■ TASK REQUIREMENTS ■
Every line that contains the word "with" should be copied.

Data items:
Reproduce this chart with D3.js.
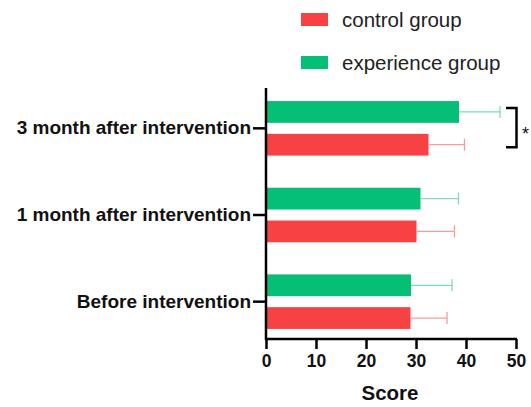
<!DOCTYPE html>
<html>
<head>
<meta charset="utf-8">
<script src="https://cdn.jsdelivr.net/npm/d3@7"></script>
<style>
  html, body { margin: 0; padding: 0; background: #fff; }
  svg { display: block; }
</style>
</head>
<body>
<svg id="chart" width="531" height="407"></svg>
<script>
// Timepoints (top to bottom) and group scores (mean and SD)
const categories = ["3 month after intervention", "1 month after intervention", "Before intervention"];
const seriesNames = ["experience group", "control group"];
const experienceMean = [38.6, 30.9, 29.0];
const experienceSD = [8.2, 7.6, 8.2];
const controlMean = [32.5, 30.1, 28.9];
const controlSD = [7.2, 7.6, 7.3];
const xTicks = [0, 10, 20, 30, 40, 50];
const legendNames = ["control group", "experience group"];

const colors = { "control group": "#f84142", "experience group": "#06bf77" };
const errColors = { "control group": "#fa9a9a", "experience group": "#7edcb5" };

const svg = d3.select("#chart");
const plotLeft = 266, plotRight = 516, plotTop = 88, plotBottom = 339;
const font = "Liberation Sans, Arial, sans-serif";

const x = d3.scaleLinear().domain([0, 50]).range([plotLeft, plotRight]);
const y = d3.scaleBand().domain(categories).range([85, 345]).paddingInner(0).paddingOuter(0);
const sub = d3.scaleBand().domain(seriesNames).range([0, y.bandwidth()]).paddingInner(0.336).paddingOuter(0.49);

const rows = [];
categories.forEach((c, i) => {
  rows.push({ cat: c, group: "experience group", mean: experienceMean[i], sd: experienceSD[i] });
  rows.push({ cat: c, group: "control group", mean: controlMean[i], sd: controlSD[i] });
});

// Bars
svg.append("g").selectAll("rect").data(rows).join("rect")
  .attr("x", x(0))
  .attr("y", d => y(d.cat) + sub(d.group))
  .attr("width", d => x(d.mean) - x(0))
  .attr("height", sub.bandwidth())
  .attr("fill", d => colors[d.group]);

// Error bars (one-sided, to the right)
const eb = svg.append("g");
rows.forEach(d => {
  const cy = y(d.cat) + sub(d.group) + sub.bandwidth() / 2;
  const x1 = x(d.mean), x2 = x(d.mean + d.sd);
  eb.append("line").attr("x1", x1).attr("x2", x2).attr("y1", cy).attr("y2", cy)
    .attr("stroke", errColors[d.group]).attr("stroke-width", 1.3);
  eb.append("line").attr("x1", x2).attr("x2", x2).attr("y1", cy - 6).attr("y2", cy + 6)
    .attr("stroke", errColors[d.group]).attr("stroke-width", 1.3);
});

// X axis
const xAxis = svg.append("g").attr("transform", `translate(0,${plotBottom})`)
  .call(d3.axisBottom(x).tickValues(xTicks).tickSize(10).tickPadding(6).tickFormat(d3.format("d")));
xAxis.select(".domain").attr("stroke", "#000").attr("stroke-width", 2.5).attr("d", `M${plotLeft - 1},0H${plotRight + 1}`);
xAxis.selectAll(".tick line").attr("stroke", "#000").attr("stroke-width", 2.5);
xAxis.selectAll(".tick text").attr("fill", "#111")
  .style("font-family", font).style("font-size", "17.5px").style("font-weight", "bold");

// Y axis
const yAxis = svg.append("g").attr("transform", `translate(${plotLeft},0)`)
  .call(d3.axisLeft(y).tickSize(13).tickPadding(2));
yAxis.select(".domain").attr("stroke", "#000").attr("stroke-width", 2.5).attr("d", `M0,${plotTop}V${plotBottom + 1}`);
yAxis.selectAll(".tick line").attr("stroke", "#000").attr("stroke-width", 2.5);
yAxis.selectAll(".tick text").attr("fill", "#111")
  .style("font-family", font).style("font-size", "19px").style("font-weight", "bold");

// X axis title
svg.append("text").attr("x", 390).attr("y", 400).attr("text-anchor", "middle")
  .attr("fill", "#111").style("font-family", font)
  .style("font-size", "20.5px").style("font-weight", "bold").text("Score");

// Significance bracket between groups at 3 months
const c0 = categories[0];
const yTop = y(c0) + sub("experience group") + sub.bandwidth() / 2;
const yBot = y(c0) + sub("control group") + sub.bandwidth() / 2;
svg.append("path")
  .attr("d", `M506,${yTop - 4}H516.5V${yBot + 2.5}H506`)
  .attr("fill", "none").attr("stroke", "#000").attr("stroke-width", 2.5);
svg.append("text").attr("x", 522).attr("y", (yTop + yBot) / 2 + 12)
  .attr("fill", "#111").style("font-family", font)
  .style("font-size", "18px").text("*");

// Legend
const lg = svg.append("g");
legendNames.forEach((name, i) => {
  const ly = 13 + i * 43;
  lg.append("rect").attr("x", 301).attr("y", ly).attr("width", 27).attr("height", 13).attr("fill", colors[name]);
  lg.append("text").attr("x", 342).attr("y", ly + 14).attr("fill", "#222")
    .style("font-family", font).style("font-size", "20.5px").text(name);
});
</script>
</body>
</html>
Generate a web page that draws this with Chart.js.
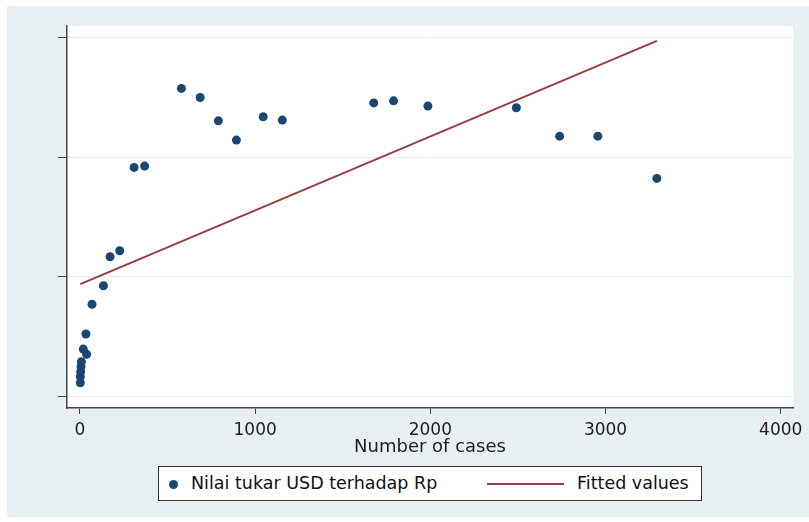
<!DOCTYPE html>
<html lang="en">
<head>
    <meta charset="UTF-8">
    <title>Nilai tukar USD vs Number of cases</title>
    <script src="https://cdn.jsdelivr.net/npm/chart.js"></script>
    <style>
        body {
            margin: 0;
            background: #fff;
            font-family: 'DejaVu Sans', sans-serif;
        }
        .wrap {
            position: relative;
            width: 809px;
            height: 522px;
        }
        .legend {
            position: absolute;
            left: 158px;
            top: 466px;
            width: 542px;
            height: 33px;
            border: 1px solid #333;
            background: #fff;
            font-size: 17.5px;
            color: #111;
        }
        .legend span { position: absolute; top: 6px; white-space: nowrap; }
        .legend .dot {
            position: absolute; left: 10px; top: 13px;
            width: 9px; height: 9px; border-radius: 50%; background: #1a476f;
        }
        .legend .ln {
            position: absolute; left: 328px; top: 16px;
            width: 77px; height: 2px; background: #963d42;
        }
    </style>
</head>
<body>
<div class="wrap">
    <canvas id="chart" width="809" height="522"></canvas>
    <div class="legend">
        <div class="dot"></div><span style="left:32px">Nilai tukar USD terhadap Rp</span>
        <div class="ln"></div><span style="left:418px">Fitted values</span>
    </div>
</div>
<script>
    // number of cases (x) and exchange rate (y)
    const cases = [2, 2, 4, 6, 8, 19, 38, 34, 69, 134, 172, 227, 309, 369,
        579, 686, 790, 893, 1046, 1155, 1677, 1790, 1986, 2491, 2738, 2956, 3293];
    const rates = [14115, 14165, 14207, 14249, 14290, 14396, 14352, 14522, 14770, 14925, 15167, 15217, 15913, 15924,
        16573, 16497, 16302, 16141, 16336, 16308, 16452, 16469, 16425, 16411, 16174, 16174, 15821];
    const fitX = [2, 3293];
    const fitY = [14939, 16970];
    const xTicks = [0, 1000, 2000, 3000, 4000];
    const yTicks = [14000, 15000, 16000, 17000];

    const bgPlugin = {
        id: 'bg',
        beforeDraw(chart) {
            const {ctx, chartArea: a} = chart;
            ctx.save();
            ctx.fillStyle = '#e8eff2';
            ctx.fillRect(7, 6, 802, 511);
            ctx.fillStyle = '#fff';
            ctx.fillRect(a.left, a.top, a.right - a.left, a.bottom - a.top);
            ctx.restore();
        }
    };

    new Chart(document.getElementById('chart'), {
        type: 'scatter',
        data: {
            datasets: [{
                label: 'Nilai tukar USD terhadap Rp',
                data: cases.map((c, i) => ({x: c, y: rates[i]})),
                pointRadius: 4.5,
                pointBorderWidth: 0,
                backgroundColor: '#1a476f',
                borderColor: '#1a476f'
            }, {
                type: 'line',
                label: 'Fitted values',
                data: fitX.map((v, i) => ({x: v, y: fitY[i]})),
                borderColor: '#963d42',
                borderWidth: 2,
                pointRadius: 0,
                fill: false
            }]
        },
        options: {
            responsive: false,
            animation: false,
            layout: {padding: {left: 57, top: 26, right: 16, bottom: 64}},
            plugins: {legend: {display: false}, tooltip: {enabled: false}},
            scales: {
                x: {
                    type: 'linear',
                    min: -74,
                    max: 4070,
                    afterBuildTicks: s => { s.ticks = xTicks.map(v => ({value: v})); },
                    afterFit: s => { s.height = 50; },
                    grid: {drawOnChartArea: false, tickLength: 6, tickColor: '#444'},
                    border: {color: '#444', width: 1.5},
                    ticks: {
                        color: '#1e1e1e', padding: 6, maxRotation: 0,
                        font: {family: 'DejaVu Sans', size: 17},
                        callback: v => String(v)
                    },
                    title: {
                        display: true, text: 'Number of cases', color: '#1e1e1e',
                        padding: {top: 0, bottom: 0},
                        font: {family: 'DejaVu Sans', size: 18}
                    }
                },
                y: {
                    min: 13904,
                    max: 17094,
                    afterBuildTicks: s => { s.ticks = yTicks.map(v => ({value: v})); },
                    afterFit: s => { s.width = 10; },
                    grid: {color: '#e6eff1', tickLength: 9, tickColor: '#444'},
                    border: {color: '#444', width: 1.5},
                    ticks: {display: false}
                }
            }
        },
        plugins: [bgPlugin]
    });
</script>
</body>
</html>
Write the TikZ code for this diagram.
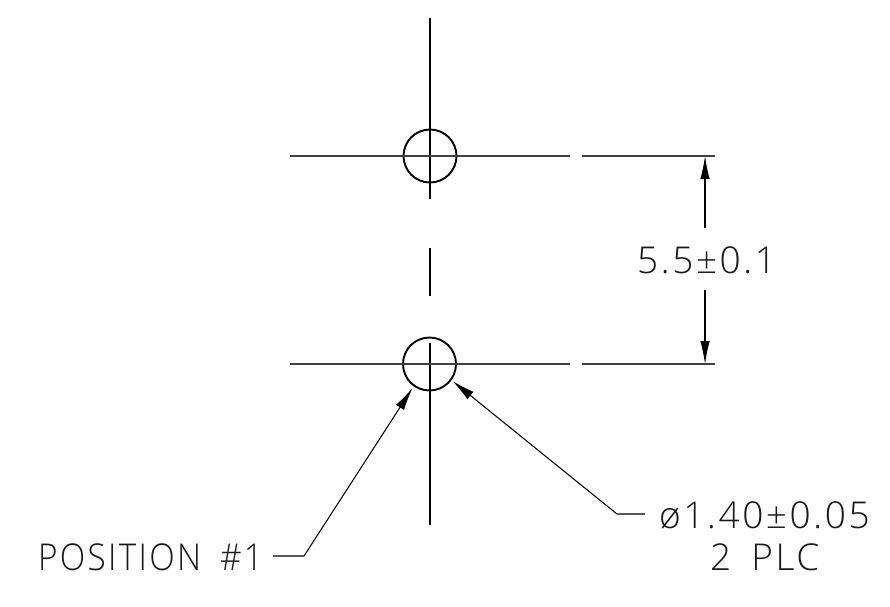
\documentclass[tikz,border=0pt]{standalone}
\usepackage{fontspec}
\setmainfont{Liberation Sans}
\usetikzlibrary{arrows.meta}
\newfontfamily\cadfont[LetterSpace=7]{Open Sans Light}
\tikzset{
  hole/.style={circle,draw=black,line width=1.9pt,minimum size=53pt,inner sep=0pt},
  cline/.style={draw=black,line width=1.05pt},
  hline/.style={draw=black!75,line width=1.5pt},
  tip/.style={-{Latex[length=23pt,width=9.5pt]}},
  cadtext/.style={inner sep=0pt,anchor=base west,text=black!90,font=\cadfont\fontsize{37}{37}\selectfont}
}
\begin{document}
\begin{tikzpicture}[x=1pt,y=-1pt]
\useasboundingbox (0,0) rectangle (890,606);
\fill[white] (0,0) rectangle (890,606);
% reference coordinates
\coordinate (vt1) at (430,18);
\coordinate (vt2) at (430,199);
\coordinate (vm1) at (430,248);
\coordinate (vm2) at (430,296);
\coordinate (vb1) at (430,343);
\coordinate (vb2) at (430,525);
\coordinate (ha1) at (290,156);
\coordinate (ha2) at (570,156);
\coordinate (ha3) at (582,156);
\coordinate (ha4) at (715,156);
\coordinate (hb1) at (290,364);
\coordinate (hb2) at (570,364);
\coordinate (hb3) at (582,364);
\coordinate (hb4) at (715,364);
\coordinate (d1) at (705,156);
\coordinate (d2) at (705,228);
\coordinate (d3) at (705,290);
\coordinate (d4) at (705,364);
\coordinate (l1) at (273,556);
\coordinate (l2) at (304,556);
\coordinate (l3) at (412.5,388);
\coordinate (r1) at (645,514);
\coordinate (r2) at (617,514);
\coordinate (r3) at (452.5,381);
% holes
\node[hole] (top) at (430,156) {};
\node[hole] (bot) at (429.5,364) {};
% lines
\draw[cline] (vt1) -- (vt2);
\draw[cline] (vm1) -- (vm2);
\draw[cline] (vb1) -- (vb2);
\draw[hline] (ha1) -- (ha2);
\draw[hline] (ha3) -- (ha4);
\draw[hline] (hb1) -- (hb2);
\draw[hline] (hb3) -- (hb4);
% dimension
\draw[cline,tip] (d2) -- (d1);
\draw[cline,tip] (d3) -- (d4);
% leaders
\draw[cline,tip] (l1) -- (l2) -- (l3);
\draw[cline,tip] (r1) -- (r2) -- (r3);
% text
\node[cadtext] (dim) at (637,273) {5.5±0.1};
\node[cadtext,xscale=0.9] (pos) at (38,570) {POSITION\hspace{21pt}\#1};
\node[cadtext] (dia) at (659,528) {ø1.40±0.05};
\node[cadtext] (plc) at (710,570) {2\hspace{20pt}PLC};
\end{tikzpicture}
\end{document}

■ EXPECTED OUTPUT ■
Reproduce this chart with D3.js.
Generate a web page that draws this with Chart.js.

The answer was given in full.